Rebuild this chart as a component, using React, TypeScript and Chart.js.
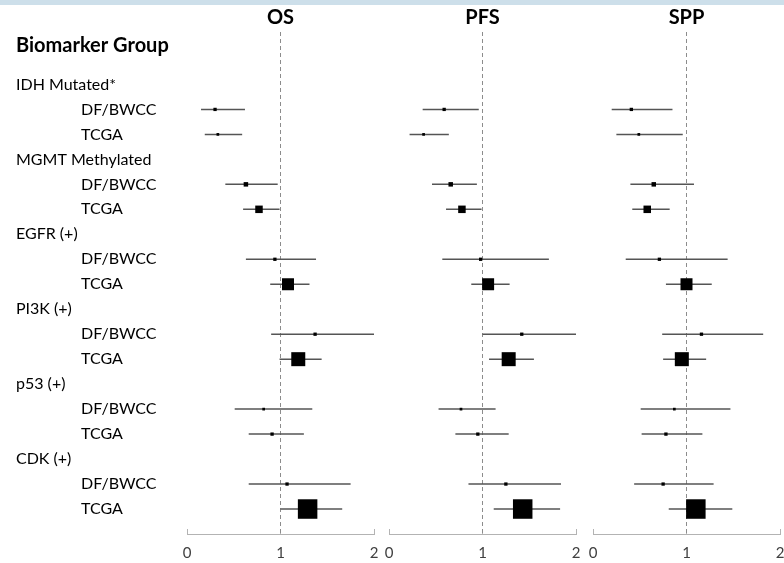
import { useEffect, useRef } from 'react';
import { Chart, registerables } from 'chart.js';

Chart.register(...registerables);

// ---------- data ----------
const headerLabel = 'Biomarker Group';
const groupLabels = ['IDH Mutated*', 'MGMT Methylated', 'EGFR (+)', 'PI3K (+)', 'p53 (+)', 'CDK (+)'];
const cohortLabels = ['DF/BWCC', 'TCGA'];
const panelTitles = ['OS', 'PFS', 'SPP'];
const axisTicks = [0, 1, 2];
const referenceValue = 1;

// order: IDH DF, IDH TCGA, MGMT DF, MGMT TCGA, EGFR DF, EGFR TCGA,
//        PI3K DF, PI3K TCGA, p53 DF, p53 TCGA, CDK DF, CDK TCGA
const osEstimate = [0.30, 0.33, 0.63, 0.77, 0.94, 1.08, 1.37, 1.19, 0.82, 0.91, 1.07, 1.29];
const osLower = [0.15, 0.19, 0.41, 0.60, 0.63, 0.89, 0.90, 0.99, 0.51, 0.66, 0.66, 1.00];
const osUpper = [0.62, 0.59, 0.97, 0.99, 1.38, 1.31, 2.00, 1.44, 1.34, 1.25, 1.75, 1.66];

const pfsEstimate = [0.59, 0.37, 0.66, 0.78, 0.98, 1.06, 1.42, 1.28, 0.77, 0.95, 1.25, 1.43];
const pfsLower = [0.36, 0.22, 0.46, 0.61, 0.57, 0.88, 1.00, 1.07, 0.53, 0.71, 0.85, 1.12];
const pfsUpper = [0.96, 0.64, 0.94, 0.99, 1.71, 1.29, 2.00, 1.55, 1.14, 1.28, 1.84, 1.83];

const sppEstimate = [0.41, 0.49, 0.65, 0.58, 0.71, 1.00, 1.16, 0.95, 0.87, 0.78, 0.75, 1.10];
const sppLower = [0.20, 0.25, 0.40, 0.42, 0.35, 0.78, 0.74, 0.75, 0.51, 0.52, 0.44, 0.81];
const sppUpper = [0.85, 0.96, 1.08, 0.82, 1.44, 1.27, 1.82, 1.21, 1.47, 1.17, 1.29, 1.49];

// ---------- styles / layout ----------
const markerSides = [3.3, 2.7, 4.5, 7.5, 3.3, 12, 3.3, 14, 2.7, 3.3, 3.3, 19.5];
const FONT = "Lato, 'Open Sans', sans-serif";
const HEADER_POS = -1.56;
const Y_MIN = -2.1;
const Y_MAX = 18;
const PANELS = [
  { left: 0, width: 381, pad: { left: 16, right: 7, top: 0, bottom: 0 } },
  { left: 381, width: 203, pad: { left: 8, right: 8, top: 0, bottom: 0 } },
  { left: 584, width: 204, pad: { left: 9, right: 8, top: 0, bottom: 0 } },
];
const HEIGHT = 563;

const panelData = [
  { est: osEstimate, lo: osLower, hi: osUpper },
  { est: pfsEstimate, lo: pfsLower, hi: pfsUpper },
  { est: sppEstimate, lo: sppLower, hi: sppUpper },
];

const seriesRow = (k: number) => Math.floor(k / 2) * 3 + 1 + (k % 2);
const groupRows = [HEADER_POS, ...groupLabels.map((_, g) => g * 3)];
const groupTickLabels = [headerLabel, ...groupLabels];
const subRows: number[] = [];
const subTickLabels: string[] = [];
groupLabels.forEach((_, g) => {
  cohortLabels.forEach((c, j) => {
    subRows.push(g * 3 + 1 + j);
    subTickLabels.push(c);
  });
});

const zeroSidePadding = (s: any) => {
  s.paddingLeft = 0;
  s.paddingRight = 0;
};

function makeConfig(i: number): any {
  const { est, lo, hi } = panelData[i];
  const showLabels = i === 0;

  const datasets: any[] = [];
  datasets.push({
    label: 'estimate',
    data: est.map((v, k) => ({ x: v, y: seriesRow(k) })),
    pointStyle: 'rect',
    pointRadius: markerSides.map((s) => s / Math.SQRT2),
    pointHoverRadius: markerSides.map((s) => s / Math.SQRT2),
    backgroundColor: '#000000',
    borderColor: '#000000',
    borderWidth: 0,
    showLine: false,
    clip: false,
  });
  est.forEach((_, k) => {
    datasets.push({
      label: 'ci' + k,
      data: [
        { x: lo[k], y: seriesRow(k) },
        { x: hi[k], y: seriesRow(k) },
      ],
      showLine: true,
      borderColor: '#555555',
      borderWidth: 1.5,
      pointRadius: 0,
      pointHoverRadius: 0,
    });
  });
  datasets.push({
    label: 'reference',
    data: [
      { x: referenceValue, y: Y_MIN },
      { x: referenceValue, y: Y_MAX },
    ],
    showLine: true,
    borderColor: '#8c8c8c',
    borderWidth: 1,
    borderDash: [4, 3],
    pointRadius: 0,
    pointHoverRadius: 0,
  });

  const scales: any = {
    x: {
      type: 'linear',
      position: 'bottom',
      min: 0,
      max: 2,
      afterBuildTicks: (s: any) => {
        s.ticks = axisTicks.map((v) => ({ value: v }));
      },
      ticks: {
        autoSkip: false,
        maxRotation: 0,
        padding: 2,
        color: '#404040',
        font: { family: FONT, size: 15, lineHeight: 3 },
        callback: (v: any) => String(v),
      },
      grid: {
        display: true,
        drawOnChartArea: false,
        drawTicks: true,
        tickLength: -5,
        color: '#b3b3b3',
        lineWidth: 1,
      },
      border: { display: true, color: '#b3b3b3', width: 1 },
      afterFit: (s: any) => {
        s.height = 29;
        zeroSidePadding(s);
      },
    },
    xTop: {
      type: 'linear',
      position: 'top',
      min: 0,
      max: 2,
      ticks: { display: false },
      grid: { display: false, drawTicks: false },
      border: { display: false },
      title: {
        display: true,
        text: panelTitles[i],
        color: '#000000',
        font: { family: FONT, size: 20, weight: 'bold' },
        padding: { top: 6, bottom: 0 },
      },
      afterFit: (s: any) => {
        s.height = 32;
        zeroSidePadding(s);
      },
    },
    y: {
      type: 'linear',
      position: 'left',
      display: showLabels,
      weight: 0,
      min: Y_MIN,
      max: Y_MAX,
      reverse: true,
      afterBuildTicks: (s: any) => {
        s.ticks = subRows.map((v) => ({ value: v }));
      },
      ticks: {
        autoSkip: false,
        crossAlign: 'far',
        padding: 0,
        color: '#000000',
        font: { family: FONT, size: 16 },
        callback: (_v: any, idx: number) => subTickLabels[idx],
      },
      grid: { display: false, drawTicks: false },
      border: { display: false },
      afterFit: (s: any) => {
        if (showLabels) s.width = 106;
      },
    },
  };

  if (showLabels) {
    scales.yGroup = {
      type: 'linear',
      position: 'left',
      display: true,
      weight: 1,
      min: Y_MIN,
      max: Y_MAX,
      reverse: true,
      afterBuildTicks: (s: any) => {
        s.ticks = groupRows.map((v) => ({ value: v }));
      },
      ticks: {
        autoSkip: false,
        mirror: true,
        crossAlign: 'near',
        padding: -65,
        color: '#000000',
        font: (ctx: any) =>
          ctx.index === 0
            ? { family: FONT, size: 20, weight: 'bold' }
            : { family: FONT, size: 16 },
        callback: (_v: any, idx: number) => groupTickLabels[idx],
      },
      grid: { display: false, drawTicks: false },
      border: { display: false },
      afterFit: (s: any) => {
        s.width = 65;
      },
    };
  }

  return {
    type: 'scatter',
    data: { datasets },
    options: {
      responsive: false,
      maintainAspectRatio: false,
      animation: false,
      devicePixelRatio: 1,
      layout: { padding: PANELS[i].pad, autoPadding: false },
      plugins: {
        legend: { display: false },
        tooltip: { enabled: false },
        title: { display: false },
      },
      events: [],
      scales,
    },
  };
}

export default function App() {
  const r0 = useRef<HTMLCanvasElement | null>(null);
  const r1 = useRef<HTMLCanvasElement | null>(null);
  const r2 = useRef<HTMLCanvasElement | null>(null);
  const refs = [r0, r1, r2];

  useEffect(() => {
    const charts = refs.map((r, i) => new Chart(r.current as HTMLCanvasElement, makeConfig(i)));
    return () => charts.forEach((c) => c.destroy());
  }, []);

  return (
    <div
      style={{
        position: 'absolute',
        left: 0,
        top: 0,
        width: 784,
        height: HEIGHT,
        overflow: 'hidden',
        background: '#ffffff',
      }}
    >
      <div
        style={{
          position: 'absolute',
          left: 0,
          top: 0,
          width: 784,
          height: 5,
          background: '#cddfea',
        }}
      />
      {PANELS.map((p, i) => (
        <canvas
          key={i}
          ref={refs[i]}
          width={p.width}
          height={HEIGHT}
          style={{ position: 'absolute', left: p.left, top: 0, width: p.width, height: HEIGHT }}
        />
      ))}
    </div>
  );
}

### Exercise objective
Repeat only the lines from the beginning of the material through the line containing "Chart.register(...registerables);", both ends kept, leaving pictures out.

### Answer to this problem
Rebuild this chart as a component, using React, TypeScript and Chart.js.
import { useEffect, useRef } from 'react';
import { Chart, registerables } from 'chart.js';

Chart.register(...registerables);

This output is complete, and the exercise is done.